Morocco Information

General Information for Morocco

Country: Morocco
Location: North Africa
Independence: 1956
Nationality: Moroccan
Capital City: Rabat
Population: 28,010,000
Important Cities: Rabat, Casablanca, Marrakech
Head of State: King Hassan II
Area: 458,730
Type of Government: Monarchy
Currency: Dirham=100 centimes
Major peoples: Berber
Religion: Sunni Moslems 98%, Christian 1%, Jewish .2%
Climate: Mediterranean to semiarid
Literacy: 33%
Official Language: Arabic
Principal Languages: Arabic, Berber, Spanish, French
Major Exports: Phosphates, Fish, Textiles, Cement, Soap, Tobacco, Chemicals, Paper, Timber Products
Pre-Colonial History Arab forces began occupying Morocco in the 7th century A.D. bringing with them Arab civilization and Islam. The Alaouite dynasty, which has ruled Morocco since 1649, claims descent from the Prophet Muhammad. Morocco's location and resources led to early competition among European powers in Africa, beginning with Portuguese efforts to control the Atlantic coast in the 15th century. France showed a strong interest in Morocco as early as 1830. Following recognition by the United Kingdom in 1904 of France's sphere of influence in Morocco the Algeciras Conference (1906) for Malized France's special position and entrusted policing of Morocco to France and Spain jointly. The first nationalist political parties based their demands for Moroccan independence on such World War II declarations as the Atlantic Charter. A manifesto of the Istiqlal (Independence) Party in 1944 was one of the earliest public demands for independence. That party subsequently provided most of the leadership for the nationalist movement.

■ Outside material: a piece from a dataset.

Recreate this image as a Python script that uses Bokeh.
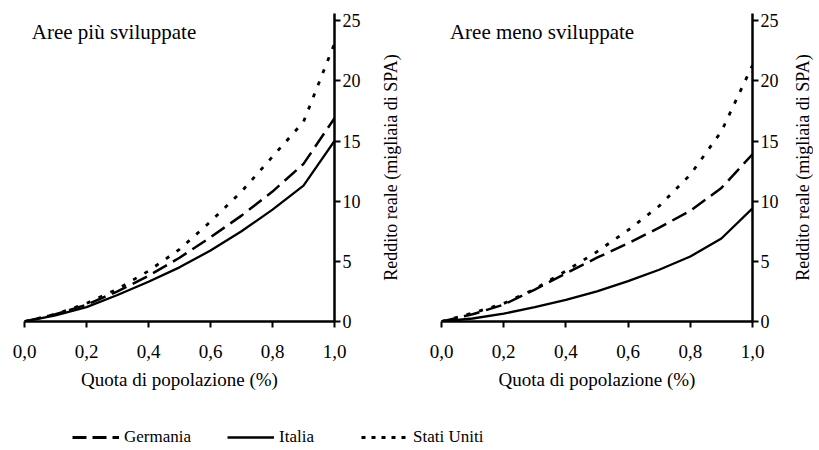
from bokeh.plotting import figure
from bokeh.models import (Range1d, FixedTicker, CustomJSTickFormatter, Label, Legend,
                          LegendItem, LinearAxis)
from bokeh.layouts import column, row
from bokeh.embed import file_html
from bokeh.resources import INLINE

# ---- data ----
quota = [0.0, 0.1, 0.2, 0.3, 0.4, 0.5, 0.6, 0.7, 0.8, 0.9, 1.0]

germania_piu = [0, 0.6, 1.4, 2.5, 3.8, 5.3, 7.0, 8.8, 10.8, 13.1, 16.9]
italia_piu = [0, 0.5, 1.2, 2.2, 3.3, 4.5, 5.9, 7.5, 9.3, 11.3, 15.0]
usa_piu = [0, 0.6, 1.5, 2.7, 4.2, 6.0, 8.3, 10.8, 13.7, 16.6, 23.1]

germania_meno = [0, 0.6, 1.4, 2.65, 4.0, 5.3, 6.5, 7.8, 9.2, 11.1, 13.9]
italia_meno = [0, 0.25, 0.65, 1.2, 1.8, 2.5, 3.35, 4.3, 5.4, 6.9, 9.4]
usa_meno = [0, 0.7, 1.5, 2.7, 4.2, 5.8, 7.6, 9.6, 12.2, 15.8, 21.3]

x_ticks = [0.0, 0.2, 0.4, 0.6, 0.8, 1.0]
y_ticks = [0, 5, 10, 15, 20, 25]

titles = ["Aree più sviluppate", "Aree meno sviluppate"]
x_label = "Quota di popolazione (%)"
y_label = "Reddito reale (migliaia di SPA)"
series_names = ["Germania", "Italia", "Stati Uniti"]

FONT = "Liberation Serif"
DASH = "16 7"
DOT = "4 9"
FRAME_H = 308
MB_TOP = 13
MB_BOTTOM = 80


def label_axis(standoff):
    """A bare left axis used only to carry the rotated y-axis caption."""
    ax = LinearAxis(ticker=FixedTicker(ticks=[]), axis_label=y_label)
    ax.axis_line_color = None
    ax.major_tick_line_color = None
    ax.minor_tick_line_color = None
    ax.major_tick_out = 0
    ax.major_tick_in = 0
    ax.minor_tick_out = 0
    ax.major_label_standoff = 0
    ax.axis_label_standoff = standoff
    ax.axis_label_text_font = FONT
    ax.axis_label_text_font_size = "18px"
    ax.axis_label_text_font_style = "normal"
    ax.axis_label_text_color = "black"
    return ax


def make_panel(title, germ, ital, usa, frame_w, mb_left, mb_right, title_x):
    p = figure(frame_width=frame_w, frame_height=FRAME_H,
               x_range=Range1d(0, 1), y_range=Range1d(0, 25.6),
               y_axis_location="right", output_backend="svg", toolbar_location=None,
               min_border_left=mb_left, min_border_right=mb_right,
               min_border_top=MB_TOP, min_border_bottom=MB_BOTTOM)
    p.outline_line_color = None
    p.grid.visible = False

    p.line(quota, germ, line_color="black", line_width=2.5, line_dash=DASH)
    p.line(quota, ital, line_color="black", line_width=2.3)
    p.line(quota, usa, line_color="black", line_width=2.8, line_dash=DOT)

    xa = p.xaxis[0]
    xa.ticker = FixedTicker(ticks=x_ticks)
    xa.formatter = CustomJSTickFormatter(code="return tick.toFixed(1).replace('.', ',');")
    xa.axis_label = x_label
    xa.axis_label_text_font = FONT
    xa.axis_label_text_font_size = "19px"
    xa.axis_label_text_font_style = "normal"
    xa.axis_label_text_color = "black"
    xa.axis_label_standoff = 8
    xa.major_label_standoff = 17
    xa.major_label_text_font_size = "19px"

    ya = p.yaxis[0]
    ya.ticker = FixedTicker(ticks=y_ticks)
    ya.major_label_standoff = 2
    ya.major_label_text_font_size = "18px"

    for ax in (xa, ya):
        ax.axis_line_width = 2.5
        ax.axis_line_color = "black"
        ax.major_tick_line_width = 2
        ax.major_tick_line_color = "black"
        ax.major_tick_out = 6
        ax.major_tick_in = 0
        ax.minor_tick_line_color = None
        ax.major_label_text_font = FONT
        ax.major_label_text_color = "black"

    p.add_layout(Label(x=title_x, y=24.1, text=title, text_font=FONT,
                       text_font_size="21px", text_color="black",
                       text_align="left", text_baseline="alphabetic"))
    return p


p1 = make_panel(titles[0], germania_piu, italia_piu, usa_piu, 310, 24, 37, 0.0235)
p2 = make_panel(titles[1], germania_meno, italia_meno, usa_meno, 311, 70, 30, 0.027)
# caption of the left panel's axis sits in the gap, carried by p2's left border
p2.add_layout(label_axis(41), "left")

# narrow holder carrying the caption of the right panel's axis
holder = figure(frame_width=1, frame_height=FRAME_H, x_range=Range1d(0, 1),
                y_range=Range1d(0, 1), output_backend="svg", toolbar_location=None,
                x_axis_location=None, y_axis_location=None,
                min_border_left=30, min_border_right=0,
                min_border_top=MB_TOP, min_border_bottom=MB_BOTTOM)
holder.outline_line_color = None
holder.grid.visible = False
holder.add_layout(label_axis(0), "left")

# ---- legend strip (renderers kept outside the visible ranges) ----
lf = figure(width=813, height=45, x_range=Range1d(-2, -1), y_range=Range1d(-2, -1),
            output_backend="svg", toolbar_location=None,
            x_axis_location=None, y_axis_location=None, min_border=0)
lf.outline_line_color = None
lf.grid.visible = False

r_g = lf.line(quota, germania_piu, line_color="black", line_width=3, line_dash="14 6")
r_i = lf.line(quota, italia_piu, line_color="black", line_width=2.5)
r_u = lf.line(quota, usa_piu, line_color="black", line_width=3, line_dash="4 6")

for name, rend, xpos in zip(series_names, [r_g, r_i, r_u], [72, 227, 361]):
    leg = Legend(items=[LegendItem(label=name, renderers=[rend])],
                 location=(xpos, -1), orientation="horizontal",
                 padding=0, margin=0, spacing=0,
                 border_line_color=None, background_fill_alpha=0,
                 glyph_width=47, glyph_height=16, label_height=16,
                 label_standoff=5, label_text_font=FONT,
                 label_text_font_size="17px", label_text_color="black")
    lf.add_layout(leg)

layout = column(row(p1, p2, holder), lf)
open("out.html", "w").write(file_html(layout, INLINE))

Post-Colonial History France exiled Sultan Muhammad V in 1953 and replaced him with the unpopular Muhammad Ben Aarafa, which sparked active opposition to the French protectorate. France allowed Muhammad V to return in 1955; negotiations leading to independence began the following year. The Kingdom of Morocco recovered its political independence from France on March 2, 1956. After the death of his father, Muhammad V, King Hassan II succeeded to the throne on March 3, 1961. He reorganized the Royal Charter proclaimed by his father on May 8, 1958, which outlined steps toward establishing a constitutional monarchy. A constitution providing for representative government under a strong monarchy was approved by referendum on December 7, 1962. Elections were held in 1963. An unsuccessful coup on July 10 1971, organized by senior military officers at Skhirat, was followed by Morocco's third constitution approved by popular referendum in early 1972. In March 1992 King Hassan announced that the constitution was to be revised, with the principal aim of redefining the roles of and the relationship between the executive and legislative organs of state. In 1994, King Hassan appealed to all political parties to participate in a government of national unity.